■ **SOURCE EXCERPT**
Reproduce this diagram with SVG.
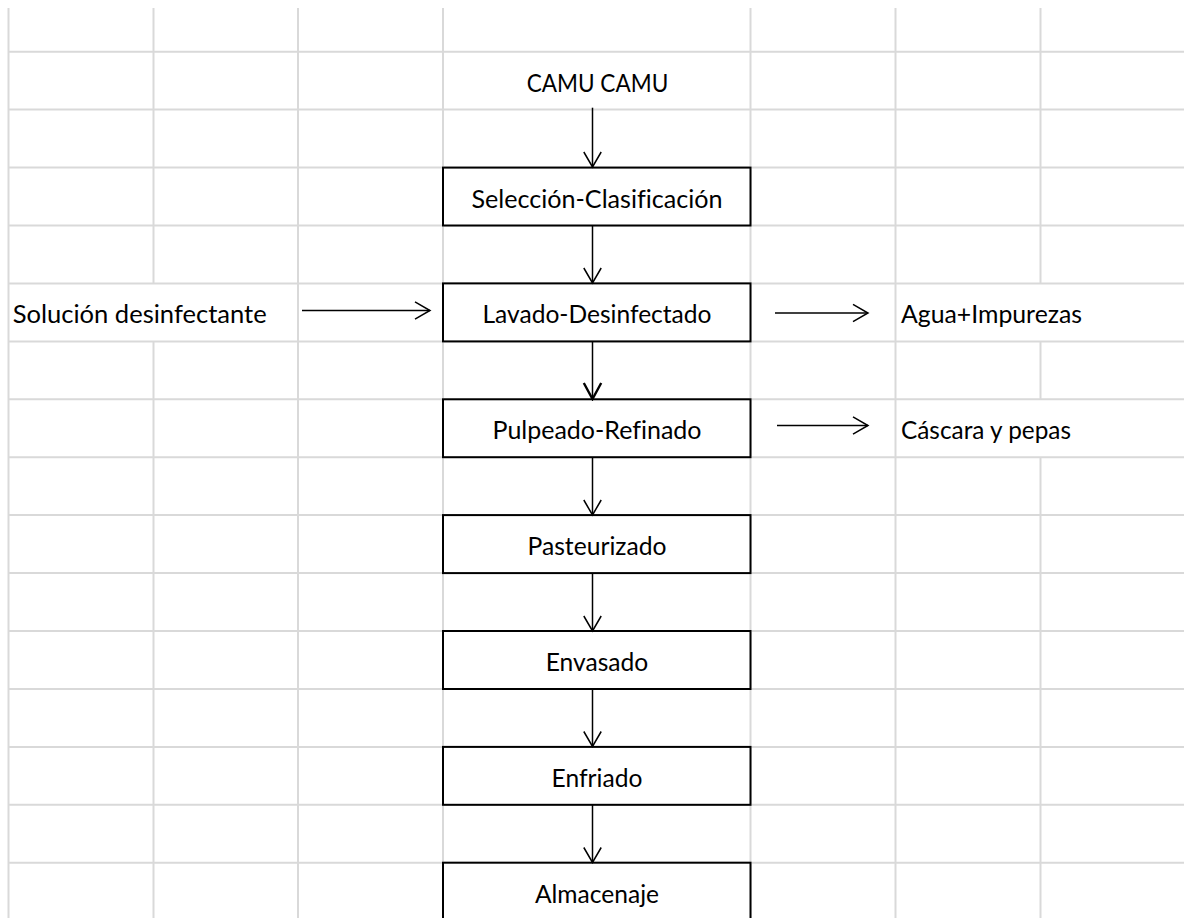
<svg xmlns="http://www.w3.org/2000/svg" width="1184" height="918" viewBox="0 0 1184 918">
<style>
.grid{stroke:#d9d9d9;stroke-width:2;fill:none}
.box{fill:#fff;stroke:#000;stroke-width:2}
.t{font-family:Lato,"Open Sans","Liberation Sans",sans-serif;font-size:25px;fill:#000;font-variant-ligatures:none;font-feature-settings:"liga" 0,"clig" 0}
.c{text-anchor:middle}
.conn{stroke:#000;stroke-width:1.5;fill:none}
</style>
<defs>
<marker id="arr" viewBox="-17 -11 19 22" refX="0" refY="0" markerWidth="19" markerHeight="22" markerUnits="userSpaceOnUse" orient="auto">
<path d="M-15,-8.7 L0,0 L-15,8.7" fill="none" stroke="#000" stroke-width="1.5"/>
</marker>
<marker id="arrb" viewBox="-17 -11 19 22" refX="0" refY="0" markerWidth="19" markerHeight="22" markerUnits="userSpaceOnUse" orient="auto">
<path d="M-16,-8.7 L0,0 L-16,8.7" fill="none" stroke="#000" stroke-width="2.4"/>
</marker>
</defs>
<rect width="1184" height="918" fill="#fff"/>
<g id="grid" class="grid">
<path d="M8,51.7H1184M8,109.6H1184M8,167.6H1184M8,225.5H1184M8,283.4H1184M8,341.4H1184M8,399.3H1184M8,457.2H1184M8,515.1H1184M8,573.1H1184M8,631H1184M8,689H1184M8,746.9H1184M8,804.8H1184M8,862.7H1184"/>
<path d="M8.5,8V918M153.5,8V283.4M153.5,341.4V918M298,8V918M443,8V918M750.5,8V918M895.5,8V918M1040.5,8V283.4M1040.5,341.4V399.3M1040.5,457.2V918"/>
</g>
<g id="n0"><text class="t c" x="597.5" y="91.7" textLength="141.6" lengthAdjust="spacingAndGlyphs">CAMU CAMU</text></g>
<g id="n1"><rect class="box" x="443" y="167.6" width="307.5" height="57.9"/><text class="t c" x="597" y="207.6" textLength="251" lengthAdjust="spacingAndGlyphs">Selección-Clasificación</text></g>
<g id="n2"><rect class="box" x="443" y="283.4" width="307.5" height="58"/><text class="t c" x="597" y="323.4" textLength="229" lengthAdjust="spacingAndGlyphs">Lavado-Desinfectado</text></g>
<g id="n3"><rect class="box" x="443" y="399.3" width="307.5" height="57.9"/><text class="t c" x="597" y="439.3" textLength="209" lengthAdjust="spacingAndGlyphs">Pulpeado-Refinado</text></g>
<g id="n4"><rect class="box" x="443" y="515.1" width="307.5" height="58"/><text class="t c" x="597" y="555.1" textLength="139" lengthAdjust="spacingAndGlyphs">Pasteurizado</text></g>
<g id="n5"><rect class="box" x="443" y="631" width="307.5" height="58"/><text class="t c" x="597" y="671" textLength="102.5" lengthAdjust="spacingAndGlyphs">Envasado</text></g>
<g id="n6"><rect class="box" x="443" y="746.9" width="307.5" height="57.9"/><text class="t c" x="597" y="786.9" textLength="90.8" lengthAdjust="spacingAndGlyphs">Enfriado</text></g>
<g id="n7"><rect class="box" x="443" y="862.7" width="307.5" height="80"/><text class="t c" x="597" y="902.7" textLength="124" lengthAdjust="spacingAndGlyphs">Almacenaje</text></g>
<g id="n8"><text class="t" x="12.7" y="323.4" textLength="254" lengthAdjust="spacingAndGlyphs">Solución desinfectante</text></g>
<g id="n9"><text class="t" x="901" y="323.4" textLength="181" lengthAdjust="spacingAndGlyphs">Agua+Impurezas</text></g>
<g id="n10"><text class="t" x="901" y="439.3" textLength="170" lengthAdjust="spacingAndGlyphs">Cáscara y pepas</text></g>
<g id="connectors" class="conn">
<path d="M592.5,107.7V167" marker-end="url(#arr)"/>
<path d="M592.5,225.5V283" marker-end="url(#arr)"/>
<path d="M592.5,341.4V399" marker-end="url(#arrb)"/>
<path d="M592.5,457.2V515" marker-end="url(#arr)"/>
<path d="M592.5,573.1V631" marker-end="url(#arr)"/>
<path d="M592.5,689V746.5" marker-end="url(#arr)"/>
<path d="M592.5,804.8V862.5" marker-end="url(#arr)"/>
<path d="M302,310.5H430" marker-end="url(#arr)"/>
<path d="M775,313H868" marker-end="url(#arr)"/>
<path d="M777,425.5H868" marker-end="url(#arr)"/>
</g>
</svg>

■ **WHAT THIS TASK INVOLVES**
Repeat the material above in full and exactly, omitting the pictures.

■ **EXPECTED ANSWER**
Reproduce this diagram with SVG.
<svg xmlns="http://www.w3.org/2000/svg" width="1184" height="918" viewBox="0 0 1184 918">
<style>
.grid{stroke:#d9d9d9;stroke-width:2;fill:none}
.box{fill:#fff;stroke:#000;stroke-width:2}
.t{font-family:Lato,"Open Sans","Liberation Sans",sans-serif;font-size:25px;fill:#000;font-variant-ligatures:none;font-feature-settings:"liga" 0,"clig" 0}
.c{text-anchor:middle}
.conn{stroke:#000;stroke-width:1.5;fill:none}
</style>
<defs>
<marker id="arr" viewBox="-17 -11 19 22" refX="0" refY="0" markerWidth="19" markerHeight="22" markerUnits="userSpaceOnUse" orient="auto">
<path d="M-15,-8.7 L0,0 L-15,8.7" fill="none" stroke="#000" stroke-width="1.5"/>
</marker>
<marker id="arrb" viewBox="-17 -11 19 22" refX="0" refY="0" markerWidth="19" markerHeight="22" markerUnits="userSpaceOnUse" orient="auto">
<path d="M-16,-8.7 L0,0 L-16,8.7" fill="none" stroke="#000" stroke-width="2.4"/>
</marker>
</defs>
<rect width="1184" height="918" fill="#fff"/>
<g id="grid" class="grid">
<path d="M8,51.7H1184M8,109.6H1184M8,167.6H1184M8,225.5H1184M8,283.4H1184M8,341.4H1184M8,399.3H1184M8,457.2H1184M8,515.1H1184M8,573.1H1184M8,631H1184M8,689H1184M8,746.9H1184M8,804.8H1184M8,862.7H1184"/>
<path d="M8.5,8V918M153.5,8V283.4M153.5,341.4V918M298,8V918M443,8V918M750.5,8V918M895.5,8V918M1040.5,8V283.4M1040.5,341.4V399.3M1040.5,457.2V918"/>
</g>
<g id="n0"><text class="t c" x="597.5" y="91.7" textLength="141.6" lengthAdjust="spacingAndGlyphs">CAMU CAMU</text></g>
<g id="n1"><rect class="box" x="443" y="167.6" width="307.5" height="57.9"/><text class="t c" x="597" y="207.6" textLength="251" lengthAdjust="spacingAndGlyphs">Selección-Clasificación</text></g>
<g id="n2"><rect class="box" x="443" y="283.4" width="307.5" height="58"/><text class="t c" x="597" y="323.4" textLength="229" lengthAdjust="spacingAndGlyphs">Lavado-Desinfectado</text></g>
<g id="n3"><rect class="box" x="443" y="399.3" width="307.5" height="57.9"/><text class="t c" x="597" y="439.3" textLength="209" lengthAdjust="spacingAndGlyphs">Pulpeado-Refinado</text></g>
<g id="n4"><rect class="box" x="443" y="515.1" width="307.5" height="58"/><text class="t c" x="597" y="555.1" textLength="139" lengthAdjust="spacingAndGlyphs">Pasteurizado</text></g>
<g id="n5"><rect class="box" x="443" y="631" width="307.5" height="58"/><text class="t c" x="597" y="671" textLength="102.5" lengthAdjust="spacingAndGlyphs">Envasado</text></g>
<g id="n6"><rect class="box" x="443" y="746.9" width="307.5" height="57.9"/><text class="t c" x="597" y="786.9" textLength="90.8" lengthAdjust="spacingAndGlyphs">Enfriado</text></g>
<g id="n7"><rect class="box" x="443" y="862.7" width="307.5" height="80"/><text class="t c" x="597" y="902.7" textLength="124" lengthAdjust="spacingAndGlyphs">Almacenaje</text></g>
<g id="n8"><text class="t" x="12.7" y="323.4" textLength="254" lengthAdjust="spacingAndGlyphs">Solución desinfectante</text></g>
<g id="n9"><text class="t" x="901" y="323.4" textLength="181" lengthAdjust="spacingAndGlyphs">Agua+Impurezas</text></g>
<g id="n10"><text class="t" x="901" y="439.3" textLength="170" lengthAdjust="spacingAndGlyphs">Cáscara y pepas</text></g>
<g id="connectors" class="conn">
<path d="M592.5,107.7V167" marker-end="url(#arr)"/>
<path d="M592.5,225.5V283" marker-end="url(#arr)"/>
<path d="M592.5,341.4V399" marker-end="url(#arrb)"/>
<path d="M592.5,457.2V515" marker-end="url(#arr)"/>
<path d="M592.5,573.1V631" marker-end="url(#arr)"/>
<path d="M592.5,689V746.5" marker-end="url(#arr)"/>
<path d="M592.5,804.8V862.5" marker-end="url(#arr)"/>
<path d="M302,310.5H430" marker-end="url(#arr)"/>
<path d="M775,313H868" marker-end="url(#arr)"/>
<path d="M777,425.5H868" marker-end="url(#arr)"/>
</g>
</svg>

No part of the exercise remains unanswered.